> [TASK DETAILS]
Look through the material and tally each line bearing the word "picture". Give only the total.

> [RECORD SET]

· · · ·

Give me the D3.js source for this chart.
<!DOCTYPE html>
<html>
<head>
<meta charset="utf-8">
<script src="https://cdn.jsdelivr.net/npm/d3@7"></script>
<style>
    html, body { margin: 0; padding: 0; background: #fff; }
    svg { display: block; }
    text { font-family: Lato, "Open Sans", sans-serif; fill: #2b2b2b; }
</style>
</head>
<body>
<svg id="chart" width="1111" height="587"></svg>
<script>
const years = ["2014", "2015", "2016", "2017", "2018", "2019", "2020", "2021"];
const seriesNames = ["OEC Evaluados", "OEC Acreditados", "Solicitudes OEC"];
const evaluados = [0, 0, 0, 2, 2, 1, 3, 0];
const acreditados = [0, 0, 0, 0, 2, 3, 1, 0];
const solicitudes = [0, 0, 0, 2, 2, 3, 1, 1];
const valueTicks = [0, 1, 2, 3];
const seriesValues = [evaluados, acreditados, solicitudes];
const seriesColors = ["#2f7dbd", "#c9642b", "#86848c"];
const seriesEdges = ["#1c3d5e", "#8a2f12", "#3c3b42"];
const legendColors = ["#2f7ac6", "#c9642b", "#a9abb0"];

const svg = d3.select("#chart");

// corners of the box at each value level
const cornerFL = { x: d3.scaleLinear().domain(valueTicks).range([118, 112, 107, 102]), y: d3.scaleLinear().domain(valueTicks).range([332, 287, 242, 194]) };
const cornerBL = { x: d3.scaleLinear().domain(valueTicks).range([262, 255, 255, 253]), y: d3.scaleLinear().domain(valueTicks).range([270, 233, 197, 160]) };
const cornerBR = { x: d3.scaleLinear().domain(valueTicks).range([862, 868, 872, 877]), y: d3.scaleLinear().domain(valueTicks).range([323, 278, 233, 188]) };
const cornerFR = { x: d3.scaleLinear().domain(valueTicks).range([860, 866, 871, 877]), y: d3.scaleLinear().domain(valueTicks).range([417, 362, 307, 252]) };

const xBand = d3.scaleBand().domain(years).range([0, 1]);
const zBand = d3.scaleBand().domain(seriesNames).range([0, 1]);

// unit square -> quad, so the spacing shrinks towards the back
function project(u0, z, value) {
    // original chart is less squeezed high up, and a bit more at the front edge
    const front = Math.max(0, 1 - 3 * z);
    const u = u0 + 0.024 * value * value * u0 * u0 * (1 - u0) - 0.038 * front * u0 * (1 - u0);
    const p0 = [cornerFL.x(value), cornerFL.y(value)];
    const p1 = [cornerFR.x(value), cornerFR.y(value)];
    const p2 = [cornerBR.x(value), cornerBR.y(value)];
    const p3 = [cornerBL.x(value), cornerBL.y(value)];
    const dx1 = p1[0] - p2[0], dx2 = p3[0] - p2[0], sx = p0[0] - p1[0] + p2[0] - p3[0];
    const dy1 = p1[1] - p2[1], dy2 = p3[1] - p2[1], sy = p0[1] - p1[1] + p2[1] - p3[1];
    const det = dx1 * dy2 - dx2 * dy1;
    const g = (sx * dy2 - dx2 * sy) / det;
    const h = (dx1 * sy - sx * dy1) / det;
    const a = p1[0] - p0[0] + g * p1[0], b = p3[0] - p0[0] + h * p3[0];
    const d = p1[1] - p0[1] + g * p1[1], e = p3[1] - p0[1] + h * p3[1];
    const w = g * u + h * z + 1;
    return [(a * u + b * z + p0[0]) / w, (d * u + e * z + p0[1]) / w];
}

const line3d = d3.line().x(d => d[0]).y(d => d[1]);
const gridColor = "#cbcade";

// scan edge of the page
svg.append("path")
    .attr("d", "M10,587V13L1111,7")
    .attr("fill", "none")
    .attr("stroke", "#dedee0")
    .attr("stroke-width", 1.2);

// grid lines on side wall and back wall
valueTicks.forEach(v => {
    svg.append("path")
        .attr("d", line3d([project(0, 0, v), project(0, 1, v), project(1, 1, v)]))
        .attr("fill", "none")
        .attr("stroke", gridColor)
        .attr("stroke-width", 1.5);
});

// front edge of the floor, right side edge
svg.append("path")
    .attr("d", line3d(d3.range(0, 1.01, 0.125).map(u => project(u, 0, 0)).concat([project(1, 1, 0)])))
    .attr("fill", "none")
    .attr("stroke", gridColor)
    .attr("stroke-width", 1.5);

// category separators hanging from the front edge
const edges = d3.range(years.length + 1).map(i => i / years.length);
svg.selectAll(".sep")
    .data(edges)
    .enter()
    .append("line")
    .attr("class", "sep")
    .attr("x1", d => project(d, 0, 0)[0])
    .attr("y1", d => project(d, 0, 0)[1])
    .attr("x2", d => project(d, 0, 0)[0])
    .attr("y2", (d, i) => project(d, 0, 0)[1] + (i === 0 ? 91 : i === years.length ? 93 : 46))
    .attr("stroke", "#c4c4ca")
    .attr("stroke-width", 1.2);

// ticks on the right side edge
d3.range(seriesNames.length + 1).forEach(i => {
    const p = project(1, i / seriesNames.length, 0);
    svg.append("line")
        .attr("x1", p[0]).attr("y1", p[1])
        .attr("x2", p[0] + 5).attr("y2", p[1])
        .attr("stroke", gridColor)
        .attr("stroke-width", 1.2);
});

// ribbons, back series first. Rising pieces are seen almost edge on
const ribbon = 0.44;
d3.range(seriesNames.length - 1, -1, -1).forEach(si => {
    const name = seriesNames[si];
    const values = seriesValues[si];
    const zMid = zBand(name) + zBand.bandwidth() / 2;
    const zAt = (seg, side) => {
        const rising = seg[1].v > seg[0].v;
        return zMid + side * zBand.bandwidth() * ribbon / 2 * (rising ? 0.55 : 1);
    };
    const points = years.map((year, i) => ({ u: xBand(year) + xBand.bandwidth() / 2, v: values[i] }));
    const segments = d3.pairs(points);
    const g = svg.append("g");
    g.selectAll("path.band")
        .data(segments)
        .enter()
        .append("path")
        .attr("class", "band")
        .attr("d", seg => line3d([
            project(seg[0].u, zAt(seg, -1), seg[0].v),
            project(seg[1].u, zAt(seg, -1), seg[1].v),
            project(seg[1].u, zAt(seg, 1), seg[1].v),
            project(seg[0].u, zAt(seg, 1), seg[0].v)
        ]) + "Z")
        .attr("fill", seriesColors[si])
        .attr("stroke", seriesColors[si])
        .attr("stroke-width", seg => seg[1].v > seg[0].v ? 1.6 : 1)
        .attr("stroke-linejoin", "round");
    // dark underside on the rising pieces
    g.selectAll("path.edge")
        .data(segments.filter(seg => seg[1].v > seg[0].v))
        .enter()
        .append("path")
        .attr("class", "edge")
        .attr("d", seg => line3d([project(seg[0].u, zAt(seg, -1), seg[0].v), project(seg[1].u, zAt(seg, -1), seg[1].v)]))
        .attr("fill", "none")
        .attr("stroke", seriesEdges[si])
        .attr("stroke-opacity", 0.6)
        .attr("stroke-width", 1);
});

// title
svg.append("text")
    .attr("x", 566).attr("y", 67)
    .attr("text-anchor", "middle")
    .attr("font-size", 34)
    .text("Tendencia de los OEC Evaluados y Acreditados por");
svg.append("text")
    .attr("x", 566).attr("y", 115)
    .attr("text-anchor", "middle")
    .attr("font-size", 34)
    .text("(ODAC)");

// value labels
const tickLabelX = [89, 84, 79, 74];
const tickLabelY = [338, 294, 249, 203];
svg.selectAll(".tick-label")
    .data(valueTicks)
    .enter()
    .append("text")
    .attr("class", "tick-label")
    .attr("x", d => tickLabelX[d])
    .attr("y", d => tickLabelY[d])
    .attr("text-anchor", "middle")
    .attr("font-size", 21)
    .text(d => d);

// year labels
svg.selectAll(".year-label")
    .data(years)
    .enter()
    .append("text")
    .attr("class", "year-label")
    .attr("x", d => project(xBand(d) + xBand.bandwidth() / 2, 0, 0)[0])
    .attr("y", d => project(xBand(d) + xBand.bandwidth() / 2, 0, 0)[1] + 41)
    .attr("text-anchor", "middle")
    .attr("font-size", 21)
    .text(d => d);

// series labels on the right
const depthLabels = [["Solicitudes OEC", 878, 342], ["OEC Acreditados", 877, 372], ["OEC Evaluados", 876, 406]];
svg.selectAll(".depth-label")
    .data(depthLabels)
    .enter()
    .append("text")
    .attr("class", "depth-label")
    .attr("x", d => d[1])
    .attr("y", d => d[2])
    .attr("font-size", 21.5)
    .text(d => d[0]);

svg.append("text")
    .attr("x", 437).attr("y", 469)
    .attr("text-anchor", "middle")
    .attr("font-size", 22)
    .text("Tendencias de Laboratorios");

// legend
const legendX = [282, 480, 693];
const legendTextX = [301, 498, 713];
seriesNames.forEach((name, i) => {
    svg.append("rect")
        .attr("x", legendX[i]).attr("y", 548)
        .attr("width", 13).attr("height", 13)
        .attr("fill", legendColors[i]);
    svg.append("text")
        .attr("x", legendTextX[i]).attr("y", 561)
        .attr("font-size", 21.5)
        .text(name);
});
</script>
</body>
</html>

· · · ·

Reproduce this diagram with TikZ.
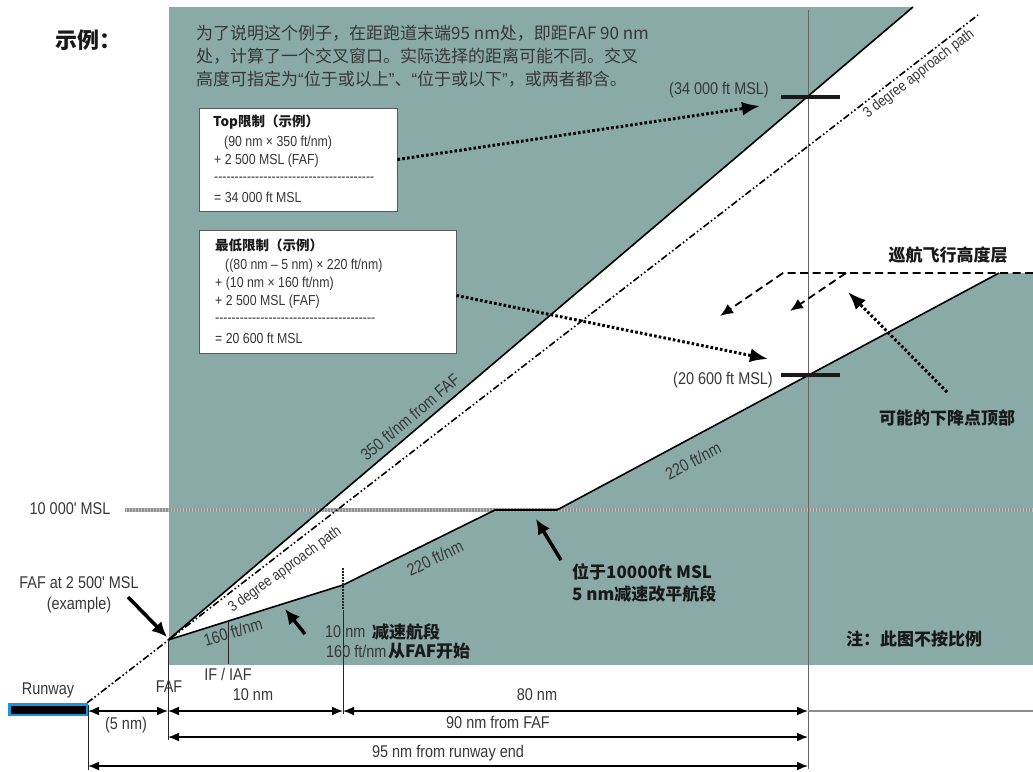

· · · ·

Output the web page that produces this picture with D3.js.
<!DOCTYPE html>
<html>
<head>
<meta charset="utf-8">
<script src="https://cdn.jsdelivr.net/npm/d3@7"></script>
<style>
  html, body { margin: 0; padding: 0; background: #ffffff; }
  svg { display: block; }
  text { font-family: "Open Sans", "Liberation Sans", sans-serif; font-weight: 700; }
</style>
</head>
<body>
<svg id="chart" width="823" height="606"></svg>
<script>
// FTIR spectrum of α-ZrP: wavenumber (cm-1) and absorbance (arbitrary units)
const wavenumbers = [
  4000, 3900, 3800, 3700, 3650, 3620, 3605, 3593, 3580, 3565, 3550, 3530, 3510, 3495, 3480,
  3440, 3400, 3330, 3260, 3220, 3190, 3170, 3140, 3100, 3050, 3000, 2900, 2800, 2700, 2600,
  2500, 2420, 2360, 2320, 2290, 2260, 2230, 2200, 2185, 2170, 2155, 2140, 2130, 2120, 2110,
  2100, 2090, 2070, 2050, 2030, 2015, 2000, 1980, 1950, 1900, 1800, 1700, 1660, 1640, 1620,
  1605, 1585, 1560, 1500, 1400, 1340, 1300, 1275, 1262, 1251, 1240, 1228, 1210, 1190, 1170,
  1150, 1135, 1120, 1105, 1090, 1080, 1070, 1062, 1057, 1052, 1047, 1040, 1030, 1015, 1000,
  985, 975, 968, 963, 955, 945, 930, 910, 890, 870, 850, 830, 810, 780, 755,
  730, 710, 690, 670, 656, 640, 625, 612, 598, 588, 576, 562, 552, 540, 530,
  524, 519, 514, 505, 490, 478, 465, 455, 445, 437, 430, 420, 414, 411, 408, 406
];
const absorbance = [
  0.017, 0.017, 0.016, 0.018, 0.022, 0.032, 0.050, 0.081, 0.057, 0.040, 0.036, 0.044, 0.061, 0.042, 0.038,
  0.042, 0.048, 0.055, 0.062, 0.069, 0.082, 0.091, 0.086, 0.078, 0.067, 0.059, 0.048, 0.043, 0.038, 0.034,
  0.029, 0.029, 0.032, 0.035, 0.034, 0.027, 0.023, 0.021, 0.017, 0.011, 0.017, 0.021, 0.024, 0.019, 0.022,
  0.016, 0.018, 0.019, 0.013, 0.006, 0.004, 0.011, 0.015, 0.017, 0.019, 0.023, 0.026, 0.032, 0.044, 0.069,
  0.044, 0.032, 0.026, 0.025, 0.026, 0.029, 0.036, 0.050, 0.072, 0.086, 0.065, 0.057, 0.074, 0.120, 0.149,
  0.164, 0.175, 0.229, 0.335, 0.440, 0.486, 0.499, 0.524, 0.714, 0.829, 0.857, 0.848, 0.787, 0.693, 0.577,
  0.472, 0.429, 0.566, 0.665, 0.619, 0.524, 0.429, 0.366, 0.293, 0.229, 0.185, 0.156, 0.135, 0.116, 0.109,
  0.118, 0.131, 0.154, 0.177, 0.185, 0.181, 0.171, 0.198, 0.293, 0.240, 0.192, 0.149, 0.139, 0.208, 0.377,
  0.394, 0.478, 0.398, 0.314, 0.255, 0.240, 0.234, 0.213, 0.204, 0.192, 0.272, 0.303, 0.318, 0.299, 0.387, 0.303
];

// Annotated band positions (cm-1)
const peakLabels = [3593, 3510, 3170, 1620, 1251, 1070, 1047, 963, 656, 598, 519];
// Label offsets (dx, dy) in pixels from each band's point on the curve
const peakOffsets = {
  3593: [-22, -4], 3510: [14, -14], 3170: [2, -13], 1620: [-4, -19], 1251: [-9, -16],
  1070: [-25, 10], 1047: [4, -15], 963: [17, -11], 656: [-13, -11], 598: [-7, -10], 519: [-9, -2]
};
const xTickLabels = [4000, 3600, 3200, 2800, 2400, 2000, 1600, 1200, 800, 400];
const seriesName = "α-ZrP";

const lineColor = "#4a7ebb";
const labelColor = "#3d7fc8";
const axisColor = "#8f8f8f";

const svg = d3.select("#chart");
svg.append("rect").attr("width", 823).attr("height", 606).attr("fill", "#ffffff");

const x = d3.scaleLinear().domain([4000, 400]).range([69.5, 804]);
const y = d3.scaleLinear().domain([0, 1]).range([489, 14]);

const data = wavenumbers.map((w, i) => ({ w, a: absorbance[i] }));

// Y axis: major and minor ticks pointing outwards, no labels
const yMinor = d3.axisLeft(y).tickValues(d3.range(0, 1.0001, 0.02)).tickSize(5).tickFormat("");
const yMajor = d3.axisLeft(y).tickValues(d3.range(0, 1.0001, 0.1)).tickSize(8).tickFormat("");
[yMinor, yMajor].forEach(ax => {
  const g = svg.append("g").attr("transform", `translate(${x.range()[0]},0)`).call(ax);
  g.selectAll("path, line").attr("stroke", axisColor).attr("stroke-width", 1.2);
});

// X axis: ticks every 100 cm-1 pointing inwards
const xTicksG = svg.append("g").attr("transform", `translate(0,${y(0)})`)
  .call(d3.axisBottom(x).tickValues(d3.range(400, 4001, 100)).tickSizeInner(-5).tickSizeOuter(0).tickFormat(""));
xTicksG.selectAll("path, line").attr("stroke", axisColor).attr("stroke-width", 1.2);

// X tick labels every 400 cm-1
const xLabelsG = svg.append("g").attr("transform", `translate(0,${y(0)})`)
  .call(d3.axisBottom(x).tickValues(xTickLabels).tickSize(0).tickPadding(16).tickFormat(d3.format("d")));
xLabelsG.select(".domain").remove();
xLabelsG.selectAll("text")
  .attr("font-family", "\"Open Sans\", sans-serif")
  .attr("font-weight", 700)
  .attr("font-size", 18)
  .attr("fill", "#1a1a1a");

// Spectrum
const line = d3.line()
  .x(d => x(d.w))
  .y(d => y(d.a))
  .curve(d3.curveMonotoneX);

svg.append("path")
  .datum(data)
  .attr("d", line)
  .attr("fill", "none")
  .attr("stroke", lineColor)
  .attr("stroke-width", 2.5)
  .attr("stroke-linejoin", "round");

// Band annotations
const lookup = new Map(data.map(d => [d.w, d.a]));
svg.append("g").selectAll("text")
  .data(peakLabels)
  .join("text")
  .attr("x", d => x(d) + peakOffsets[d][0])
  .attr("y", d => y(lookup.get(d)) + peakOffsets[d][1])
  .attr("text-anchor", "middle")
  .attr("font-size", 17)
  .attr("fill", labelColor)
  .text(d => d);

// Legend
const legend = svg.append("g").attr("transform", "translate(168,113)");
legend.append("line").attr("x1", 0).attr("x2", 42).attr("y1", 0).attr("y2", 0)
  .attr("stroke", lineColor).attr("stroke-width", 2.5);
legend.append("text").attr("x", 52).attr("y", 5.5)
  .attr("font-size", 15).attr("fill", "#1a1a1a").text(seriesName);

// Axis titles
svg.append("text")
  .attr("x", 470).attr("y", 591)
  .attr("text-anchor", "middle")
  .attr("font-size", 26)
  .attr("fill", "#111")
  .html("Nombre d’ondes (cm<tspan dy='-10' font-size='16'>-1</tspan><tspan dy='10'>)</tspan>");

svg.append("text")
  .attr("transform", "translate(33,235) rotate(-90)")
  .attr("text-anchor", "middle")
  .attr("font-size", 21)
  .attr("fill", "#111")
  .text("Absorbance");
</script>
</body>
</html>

· · · ·

> [COMPLETE ANSWER]
1